YOUR OBJECTIVE: Write out, exactly and only, the lines that run from the top of the records to the line with "a_err_pt = [7.8, 10.5]". Include both ends; exclude pictures.

EXTRACTED MATERIAL:
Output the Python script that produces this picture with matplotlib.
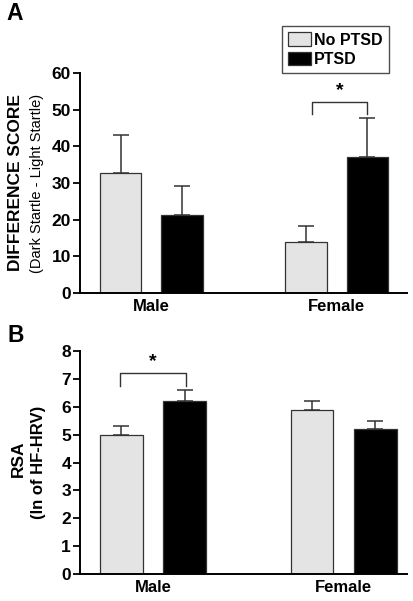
import matplotlib
matplotlib.use("Agg")
import matplotlib.pyplot as plt
import numpy as np

plt.rcParams['font.family'] = ['Liberation Sans', 'DejaVu Sans']
plt.rcParams['font.weight'] = 'bold'

groups = ["Male", "Female"]
series = ["No PTSD", "PTSD"]

# Panel A: difference score
a_mean_no = [32.8, 13.9]
a_err_no = [10.3, 4.5]
a_mean_pt = [21.3, 37.1]
a_err_pt = [7.8, 10.5]

# Panel B: RSA
b_mean_no = [5.0, 5.9]
b_err_no = [0.3, 0.3]
b_mean_pt = [6.2, 5.2]
b_err_pt = [0.4, 0.3]

colors = ["#e4e4e4", "#000000"]

fig = plt.figure(figsize=(4.14, 6.01), dpi=100)
A_pos = [0.1932, 0.5125, 0.790, 0.366]
B_pos = [0.1932, 0.0449, 0.790, 0.371]
axA = fig.add_axes(A_pos)
axB = fig.add_axes(B_pos)

width = 0.224
off = 0.166


def draw(ax, mno, eno, mpt, ept, xlim):
    x = np.arange(len(groups))
    for i, (m, e) in enumerate([(mno, eno), (mpt, ept)]):
        pos = x + (-off if i == 0 else off)
        ax.bar(pos, m, width, color=colors[i], edgecolor="#333333",
               linewidth=0.9, label=series[i], zorder=2)
        ax.errorbar(pos, m, yerr=[np.zeros(len(e)), e], fmt="none",
                    ecolor="#333333", elinewidth=1.1, capsize=5.8,
                    capthick=1.1, zorder=1)
    ax.set_xlim(*xlim)
    ax.set_xticks(x)
    ax.set_xticklabels(groups, fontsize=12, fontweight="bold")
    ax.tick_params(axis="x", length=0, pad=4)
    ax.tick_params(axis="y", length=5, width=1.3, labelsize=12.5, pad=1.5)
    for lab in ax.get_yticklabels():
        lab.set_fontweight("bold")
    for s in ["top", "right"]:
        ax.spines[s].set_visible(False)
    for s in ["left", "bottom"]:
        ax.spines[s].set_linewidth(1.4)


def bracket(ax, x0, x1, y, leg, star_y):
    ax.plot([x0, x0, x1, x1], [y - leg, y, y, y - leg], color="#333333", lw=1.0)
    ax.text((x0 + x1) / 2, star_y, "*", ha="center", va="center",
            fontsize=14, fontweight="bold")


draw(axA, a_mean_no, a_err_no, a_mean_pt, a_err_pt, (-0.386, 1.381))
axA.set_ylim(0, 60)
axA.set_yticks(np.arange(0, 61, 10))
ya = A_pos[1] + A_pos[3] / 2
fig.text(16 / 414, ya, "DIFFERENCE SCORE", rotation=90, ha="center",
         va="center", fontsize=12.5, fontweight="bold")
fig.text(37 / 414, ya, "(Dark Startle - Light Startle)", rotation=90,
         ha="center", va="center", fontsize=10.5, fontweight="normal")
bracket(axA, 0.868, 1.166, 52.1, 3.4, 55.3)

draw(axB, b_mean_no, b_err_no, b_mean_pt, b_err_pt, (-0.383, 1.333))
axB.set_ylim(0, 8)
axB.set_yticks(np.arange(0, 9, 1))
yb = B_pos[1] + B_pos[3] / 2
fig.text(18 / 414, yb + 0.006, "RSA", rotation=90, ha="center",
         va="center", fontsize=12.5, fontweight="bold")
fig.text(38 / 414, yb, "(ln of HF-HRV)", rotation=90, ha="center",
         va="center", fontsize=12, fontweight="bold")
bracket(axB, -0.173, 0.173, 7.23, 0.48, 7.62)

leg = axA.legend(loc="upper left", bbox_to_anchor=(282 / 414, 1 - 26 / 601),
                 bbox_transform=fig.transFigure, frameon=True, fancybox=False,
                 edgecolor="#222222", prop={"weight": "bold", "size": 11.5},
                 handlelength=1.4, handleheight=0.9, handletextpad=0.2,
                 labelspacing=0.25, borderpad=0.4, borderaxespad=0)
leg.get_frame().set_linewidth(1.0)

fig.text(15 / 414, 1 - 13 / 601, "A", ha="center", va="center", fontsize=16.5,
         fontweight="bold")
fig.text(16 / 414, 1 - 336 / 601, "B", ha="center", va="center", fontsize=16.5,
         fontweight="bold")

fig.savefig("out.png", dpi=100)
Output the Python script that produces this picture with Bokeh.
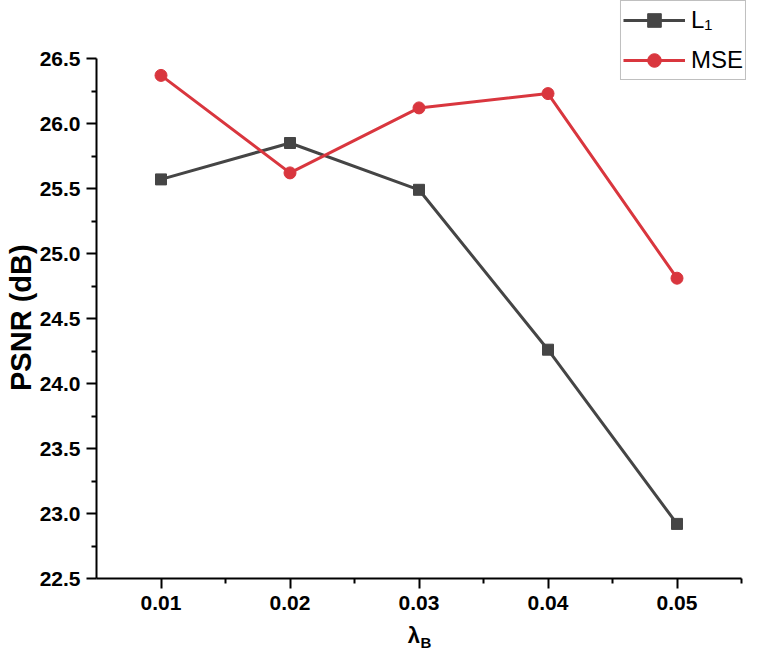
from bokeh.plotting import figure
from bokeh.layouts import column
from bokeh.models import FixedTicker, PrintfTickFormatter, Legend, LegendItem, Label, Range1d
from bokeh.embed import file_html
from bokeh.resources import INLINE

lam = [0.01, 0.02, 0.03, 0.04, 0.05]
l1 = [25.57, 25.85, 25.49, 24.26, 22.92]
mse = [26.37, 25.62, 26.12, 26.23, 24.81]
xticks = [0.01, 0.02, 0.03, 0.04, 0.05]
yticks = [22.5, 23.0, 23.5, 24.0, 24.5, 25.0, 25.5, 26.0, 26.5]

GRAY = "#454545"
RED = "#d9363e"
FONT = "Liberation Sans"

W = 746
H_MAIN = 620
H_LAB = 30
LEFT = 96
BOTTOM = 42
XS = 12900.0  # px per x unit
YS = 130.0    # px per y unit

xr = Range1d(0.005, 0.005 + (W - LEFT) / XS)
yr = Range1d(22.5, 22.5 + (H_MAIN - BOTTOM) / YS)

p = figure(width=W, height=H_MAIN, output_backend="svg", toolbar_location=None,
           x_range=xr, y_range=yr,
           min_border_left=LEFT, min_border_right=0, min_border_top=0, min_border_bottom=BOTTOM)
p.outline_line_color = None
p.xgrid.visible = False
p.ygrid.visible = False

r1 = p.line(lam, l1, line_color=GRAY, line_width=3)
m1 = p.scatter(lam, l1, marker="square", size=11, fill_color=GRAY, line_color=GRAY)
r2 = p.line(lam, mse, line_color=RED, line_width=3)
m2 = p.scatter(lam, mse, marker="circle", size=12, fill_color=RED, line_color=RED)

for ax in (p.xaxis[0], p.yaxis[0]):
    ax.axis_line_width = 2
    ax.axis_line_color = "black"
    ax.major_tick_line_width = 2
    ax.minor_tick_line_width = 2
    ax.major_tick_out = 10
    ax.major_tick_in = 0
    ax.minor_tick_out = 5
    ax.minor_tick_in = 0
    ax.major_label_text_font = FONT
    ax.major_label_text_font_style = "bold"
    ax.major_label_text_font_size = "21px"
    ax.major_label_text_color = "black"

p.xaxis.bounds = (0.005, 0.055)
p.xaxis.ticker = FixedTicker(ticks=xticks, minor_ticks=[0.015, 0.025, 0.035, 0.045, 0.055])
p.xaxis.formatter = PrintfTickFormatter(format="%.2f")
p.xaxis.major_label_standoff = 7
p.yaxis.bounds = (22.5, 26.5)
p.yaxis.ticker = FixedTicker(ticks=yticks, minor_ticks=[22.75, 23.25, 23.75, 24.25, 24.75, 25.25, 25.75, 26.25])
p.yaxis.formatter = PrintfTickFormatter(format="%.1f")
p.yaxis.major_label_standoff = 6

p.yaxis.axis_label = "PSNR (dB)" + "\u00a0" * 7
p.yaxis.axis_label_text_font = FONT
p.yaxis.axis_label_text_font_style = "bold"
p.yaxis.axis_label_text_font_size = "29px"
p.yaxis.axis_label_text_color = "black"
p.yaxis.axis_label_standoff = 0

legend = Legend(items=[LegendItem(label="L₁", renderers=[r1, m1]),
                       LegendItem(label="MSE", renderers=[r2, m2])],
                location="top_right")
legend.label_text_font = FONT
legend.label_text_font_size = "24px"
legend.label_text_color = "black"
legend.glyph_width = 62
legend.glyph_height = 34
legend.label_height = 34
legend.spacing = 6
legend.padding = 2
legend.margin = 0
legend.label_standoff = 6
legend.border_line_color = "#808080"
legend.border_line_width = 1
legend.background_fill_alpha = 1
p.add_layout(legend, "center")

# strip below the chart carrying the x-axis title  λ_B
q = figure(width=W, height=H_LAB, output_backend="svg", toolbar_location=None,
           x_range=xr, y_range=Range1d(0, H_LAB), x_axis_location=None, y_axis_location=None,
           min_border_left=LEFT, min_border_right=0, min_border_top=0, min_border_bottom=0)
q.outline_line_color = None
q.xgrid.visible = False
q.ygrid.visible = False
q.add_layout(Label(x=0.0296, y=15, text="λ", text_font=FONT, text_font_style="bold",
                   text_font_size="22px", text_color="black",
                   text_align="center", text_baseline="middle"))
q.add_layout(Label(x=0.0296, y=15, x_offset=12, y_offset=-7, text="B", text_font=FONT,
                   text_font_style="bold", text_font_size="15px", text_color="black",
                   text_align="center", text_baseline="middle"))

layout = column(p, q, spacing=0)
open("out.html", "w").write(file_html(layout, INLINE))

ANSWER TO THE PROBLEM:
Output the Python script that produces this picture with matplotlib.
import matplotlib
matplotlib.use("Agg")
import matplotlib.pyplot as plt
import numpy as np

plt.rcParams['font.family'] = ['Liberation Sans', 'DejaVu Sans']
plt.rcParams['font.weight'] = 'bold'

groups = ["Male", "Female"]
series = ["No PTSD", "PTSD"]

# Panel A: difference score
a_mean_no = [32.8, 13.9]
a_err_no = [10.3, 4.5]
a_mean_pt = [21.3, 37.1]
a_err_pt = [7.8, 10.5]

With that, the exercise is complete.